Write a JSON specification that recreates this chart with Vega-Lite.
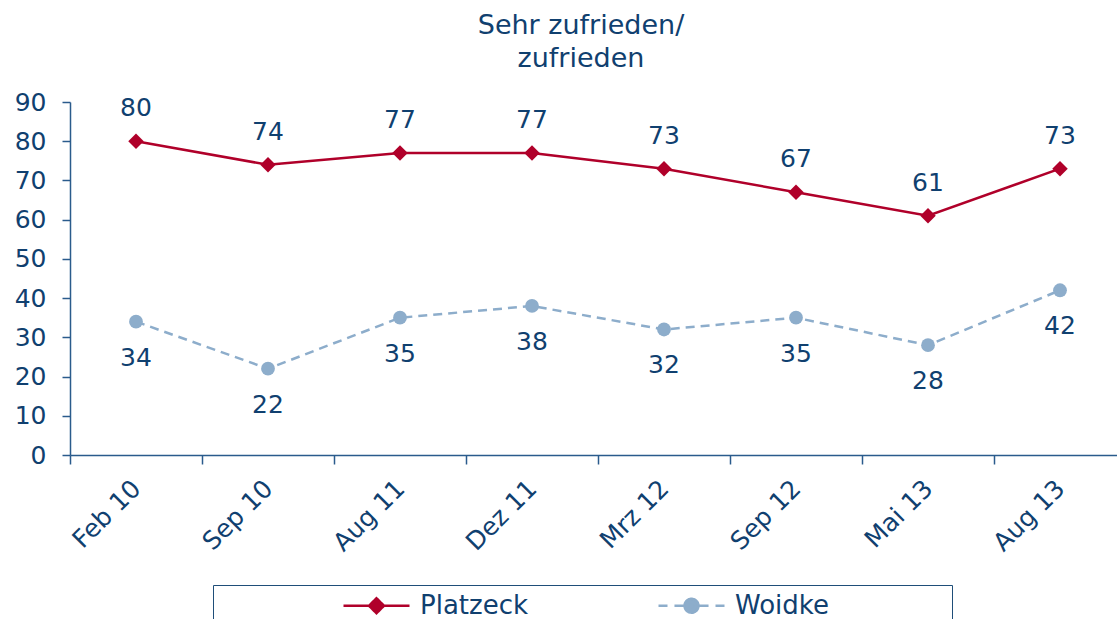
{
  "$schema": "https://vega.github.io/schema/vega-lite/v6.json",
  "width": 1056,
  "height": 353,
  "autosize": {"type": "none"},
  "padding": {"left": 70, "top": 102, "right": 0, "bottom": 164},
  "title": {
    "text": ["Sehr zufrieden/", "zufrieden"],
    "font": "DejaVu Sans",
    "fontSize": 27,
    "fontWeight": "normal",
    "color": "#10406F",
    "anchor": "middle",
    "dx": -17,
    "lineHeight": 33,
    "offset": 17
  },
  "data": {
    "values": [
      {"date": "Feb 10", "series": "Platzeck", "value": 80},
      {"date": "Sep 10", "series": "Platzeck", "value": 74},
      {"date": "Aug 11", "series": "Platzeck", "value": 77},
      {"date": "Dez 11", "series": "Platzeck", "value": 77},
      {"date": "Mrz 12", "series": "Platzeck", "value": 73},
      {"date": "Sep 12", "series": "Platzeck", "value": 67},
      {"date": "Mai 13", "series": "Platzeck", "value": 61},
      {"date": "Aug 13", "series": "Platzeck", "value": 73},
      {"date": "Feb 10", "series": "Woidke", "value": 34},
      {"date": "Sep 10", "series": "Woidke", "value": 22},
      {"date": "Aug 11", "series": "Woidke", "value": 35},
      {"date": "Dez 11", "series": "Woidke", "value": 38},
      {"date": "Mrz 12", "series": "Woidke", "value": 32},
      {"date": "Sep 12", "series": "Woidke", "value": 35},
      {"date": "Mai 13", "series": "Woidke", "value": 28},
      {"date": "Aug 13", "series": "Woidke", "value": 42}
    ]
  },
  "encoding": {
    "x": {
      "field": "date",
      "type": "ordinal",
      "sort": ["Feb 10", "Sep 10", "Aug 11", "Dez 11", "Mrz 12", "Sep 12", "Mai 13", "Aug 13"],
      "scale": {"type": "band", "paddingInner": 0, "paddingOuter": 0},
      "axis": {
        "title": null,
        "tickBand": "extent",
        "labelAngle": -45,
        "labelAlign": "right",
        "labelBaseline": "middle",
        "labelFont": "DejaVu Sans",
        "labelFontSize": 25,
        "labelColor": "#10406F",
        "labelPadding": 20,
        "tickSize": 9,
        "tickColor": "#2A5B8C",
        "domainColor": "#2A5B8C",
        "domainWidth": 1.5,
        "tickWidth": 1.5,
        "grid": false
      }
    },
    "y": {
      "field": "value",
      "type": "quantitative",
      "scale": {"domain": [0, 90], "nice": false},
      "axis": {
        "title": null,
        "values": [0, 10, 20, 30, 40, 50, 60, 70, 80, 90],
        "labelFont": "DejaVu Sans",
        "labelFontSize": 25,
        "labelColor": "#10406F",
        "labelPadding": 16,
        "tickSize": 8,
        "tickColor": "#2A5B8C",
        "domainColor": "#2A5B8C",
        "domainWidth": 1.5,
        "tickWidth": 1.5,
        "grid": false
      }
    }
  },
  "layer": [
    {
      "transform": [{"filter": "datum.series == 'Platzeck'"}],
      "mark": {"type": "line", "strokeWidth": 2.5},
      "encoding": {
        "color": {
          "field": "series",
          "type": "nominal",
          "scale": {"domain": ["Platzeck", "Woidke"], "range": ["#B0002A", "#8DADCB"]},
          "legend": {
            "orient": "none",
            "legendX": 143,
            "legendY": 483,
            "direction": "horizontal",
            "columns": 2,
            "title": "\u00a0",
            "titleFontSize": 10,
            "titleOrient": "left",
            "titlePadding": 122,
            "padding": 7,
            "strokeColor": "#1F4E79",
            "columnPadding": 124,
            "symbolSize": 576,
            "symbolOffset": 21,
            "symbolStrokeWidth": 2.5,
            "labelOffset": 30,
            "labelFont": "DejaVu Sans",
            "labelFontSize": 26,
            "labelColor": "#10406F",
            "labelLimit": 600,
            "labelExpr": "datum.label == 'Woidke' ? 'Woidke\u00a0\u00a0\u00a0\u00a0\u00a0\u00a0\u00a0\u00a0\u00a0\u00a0\u00a0\u00a0\u00a0\u00a0\u200b' : datum.label",
            "encode": {
              "symbols": {
                "update": {
                  "shape": {"signal": "datum.value == 'Platzeck' ? 'M-2.75,0H2.75M-0.625,0L0,-0.625L0.625,0L0,0.625ZM-0.35,0L0,-0.35L0.35,0L0,0.35ZM-0.1,0L0,-0.1L0.1,0L0,0.1Z' : 'M-2.75,0H-2M-1.42,0H-0.67M0.67,0H1.42M2,0H2.75M0.58,0A0.58,0.58 0 1,1 -0.58,0A0.58,0.58 0 1,1 0.58,0ZM0.33,0A0.33,0.33 0 1,1 -0.33,0A0.33,0.33 0 1,1 0.33,0ZM0.1,0A0.1,0.1 0 1,1 -0.1,0A0.1,0.1 0 1,1 0.1,0Z'"},
                  "fill": {"signal": "datum.value == 'Platzeck' ? '#B0002A' : '#8DADCB'"},
                  "stroke": {"signal": "datum.value == 'Platzeck' ? '#B0002A' : '#8DADCB'"},
                  "strokeWidth": {"value": 2.5},
                  "strokeDash": {"value": [1, 0]},
                  "opacity": {"value": 1}
                }
              }
            }
          }
        }
      }
    },
    {
      "transform": [{"filter": "datum.series == 'Woidke'"}],
      "mark": {"type": "line", "strokeWidth": 2.5, "color": "#8DADCB", "strokeDash": [9, 6]},
      "encoding": {}
    },
    {
      "transform": [{"filter": "datum.series == 'Platzeck'"}],
      "mark": {"type": "point", "shape": "diamond", "filled": true, "opacity": 1, "size": 240, "color": "#B0002A"},
      "encoding": {}
    },
    {
      "transform": [{"filter": "datum.series == 'Woidke'"}],
      "mark": {"type": "point", "shape": "circle", "filled": true, "opacity": 1, "size": 190, "color": "#8DADCB"},
      "encoding": {}
    },
    {
      "transform": [{"filter": "datum.series == 'Platzeck'"}],
      "mark": {"type": "text", "dy": -33, "font": "DejaVu Sans", "fontSize": 25, "color": "#10406F", "baseline": "middle"},
      "encoding": {"text": {"field": "value", "type": "quantitative"}}
    },
    {
      "transform": [{"filter": "datum.series == 'Woidke'"}],
      "mark": {"type": "text", "dy": 36, "font": "DejaVu Sans", "fontSize": 25, "color": "#10406F", "baseline": "middle"},
      "encoding": {"text": {"field": "value", "type": "quantitative"}}
    }
  ],
  "config": {"view": {"stroke": null}}
}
+--
** TASK BRIEF **
Reproduce the data word for word, excluding its pictures.

** TASK ANSWER **
Write a JSON specification that recreates this chart with Vega-Lite.
{
  "$schema": "https://vega.github.io/schema/vega-lite/v6.json",
  "width": 1056,
  "height": 353,
  "autosize": {"type": "none"},
  "padding": {"left": 70, "top": 102, "right": 0, "bottom": 164},
  "title": {
    "text": ["Sehr zufrieden/", "zufrieden"],
    "font": "DejaVu Sans",
    "fontSize": 27,
    "fontWeight": "normal",
    "color": "#10406F",
    "anchor": "middle",
    "dx": -17,
    "lineHeight": 33,
    "offset": 17
  },
  "data": {
    "values": [
      {"date": "Feb 10", "series": "Platzeck", "value": 80},
      {"date": "Sep 10", "series": "Platzeck", "value": 74},
      {"date": "Aug 11", "series": "Platzeck", "value": 77},
      {"date": "Dez 11", "series": "Platzeck", "value": 77},
      {"date": "Mrz 12", "series": "Platzeck", "value": 73},
      {"date": "Sep 12", "series": "Platzeck", "value": 67},
      {"date": "Mai 13", "series": "Platzeck", "value": 61},
      {"date": "Aug 13", "series": "Platzeck", "value": 73},
      {"date": "Feb 10", "series": "Woidke", "value": 34},
      {"date": "Sep 10", "series": "Woidke", "value": 22},
      {"date": "Aug 11", "series": "Woidke", "value": 35},
      {"date": "Dez 11", "series": "Woidke", "value": 38},
      {"date": "Mrz 12", "series": "Woidke", "value": 32},
      {"date": "Sep 12", "series": "Woidke", "value": 35},
      {"date": "Mai 13", "series": "Woidke", "value": 28},
      {"date": "Aug 13", "series": "Woidke", "value": 42}
    ]
  },
  "encoding": {
    "x": {
      "field": "date",
      "type": "ordinal",
      "sort": ["Feb 10", "Sep 10", "Aug 11", "Dez 11", "Mrz 12", "Sep 12", "Mai 13", "Aug 13"],
      "scale": {"type": "band", "paddingInner": 0, "paddingOuter": 0},
      "axis": {
        "title": null,
        "tickBand": "extent",
        "labelAngle": -45,
        "labelAlign": "right",
        "labelBaseline": "middle",
        "labelFont": "DejaVu Sans",
        "labelFontSize": 25,
        "labelColor": "#10406F",
        "labelPadding": 20,
        "tickSize": 9,
        "tickColor": "#2A5B8C",
        "domainColor": "#2A5B8C",
        "domainWidth": 1.5,
        "tickWidth": 1.5,
        "grid": false
      }
    },
    "y": {
      "field": "value",
      "type": "quantitative",
      "scale": {"domain": [0, 90], "nice": false},
      "axis": {
        "title": null,
        "values": [0, 10, 20, 30, 40, 50, 60, 70, 80, 90],
        "labelFont": "DejaVu Sans",
        "labelFontSize": 25,
        "labelColor": "#10406F",
        "labelPadding": 16,
        "tickSize": 8,
        "tickColor": "#2A5B8C",
        "domainColor": "#2A5B8C",
        "domainWidth": 1.5,
        "tickWidth": 1.5,
        "grid": false
      }
    }
  },
  "layer": [
    {
      "transform": [{"filter": "datum.series == 'Platzeck'"}],
      "mark": {"type": "line", "strokeWidth": 2.5},
      "encoding": {
        "color": {
          "field": "series",
          "type": "nominal",
          "scale": {"domain": ["Platzeck", "Woidke"], "range": ["#B0002A", "#8DADCB"]},
          "legend": {
            "orient": "none",
            "legendX": 143,
            "legendY": 483,
            "direction": "horizontal",
            "columns": 2,
            "title": "\u00a0",
            "titleFontSize": 10,
            "titleOrient": "left",
            "titlePadding": 122,
            "padding": 7,
            "strokeColor": "#1F4E79",
            "columnPadding": 124,
            "symbolSize": 576,
            "symbolOffset": 21,
            "symbolStrokeWidth": 2.5,
            "labelOffset": 30,
            "labelFont": "DejaVu Sans",
            "labelFontSize": 26,
            "labelColor": "#10406F",
            "labelLimit": 600,
            "labelExpr": "datum.label == 'Woidke' ? 'Woidke\u00a0\u00a0\u00a0\u00a0\u00a0\u00a0\u00a0\u00a0\u00a0\u00a0\u00a0\u00a0\u00a0\u00a0\u200b' : datum.label",
            "encode": {
              "symbols": {
                "update": {
                  "shape": {"signal": "datum.value == 'Platzeck' ? 'M-2.75,0H2.75M-0.625,0L0,-0.625L0.625,0L0,0.625ZM-0.35,0L0,-0.35L0.35,0L0,0.35ZM-0.1,0L0,-0.1L0.1,0L0,0.1Z' : 'M-2.75,0H-2M-1.42,0H-0.67M0.67,0H1.42M2,0H2.75M0.58,0A0.58,0.58 0 1,1 -0.58,0A0.58,0.58 0 1,1 0.58,0ZM0.33,0A0.33,0.33 0 1,1 -0.33,0A0.33,0.33 0 1,1 0.33,0ZM0.1,0A0.1,0.1 0 1,1 -0.1,0A0.1,0.1 0 1,1 0.1,0Z'"},
                  "fill": {"signal": "datum.value == 'Platzeck' ? '#B0002A' : '#8DADCB'"},
                  "stroke": {"signal": "datum.value == 'Platzeck' ? '#B0002A' : '#8DADCB'"},
                  "strokeWidth": {"value": 2.5},
                  "strokeDash": {"value": [1, 0]},
                  "opacity": {"value": 1}
                }
              }
            }
          }
        }
      }
    },
    {
      "transform": [{"filter": "datum.series == 'Woidke'"}],
      "mark": {"type": "line", "strokeWidth": 2.5, "color": "#8DADCB", "strokeDash": [9, 6]},
      "encoding": {}
    },
    {
      "transform": [{"filter": "datum.series == 'Platzeck'"}],
      "mark": {"type": "point", "shape": "diamond", "filled": true, "opacity": 1, "size": 240, "color": "#B0002A"},
      "encoding": {}
    },
    {
      "transform": [{"filter": "datum.series == 'Woidke'"}],
      "mark": {"type": "point", "shape": "circle", "filled": true, "opacity": 1, "size": 190, "color": "#8DADCB"},
      "encoding": {}
    },
    {
      "transform": [{"filter": "datum.series == 'Platzeck'"}],
      "mark": {"type": "text", "dy": -33, "font": "DejaVu Sans", "fontSize": 25, "color": "#10406F", "baseline": "middle"},
      "encoding": {"text": {"field": "value", "type": "quantitative"}}
    },
    {
      "transform": [{"filter": "datum.series == 'Woidke'"}],
      "mark": {"type": "text", "dy": 36, "font": "DejaVu Sans", "fontSize": 25, "color": "#10406F", "baseline": "middle"},
      "encoding": {"text": {"field": "value", "type": "quantitative"}}
    }
  ],
  "config": {"view": {"stroke": null}}
}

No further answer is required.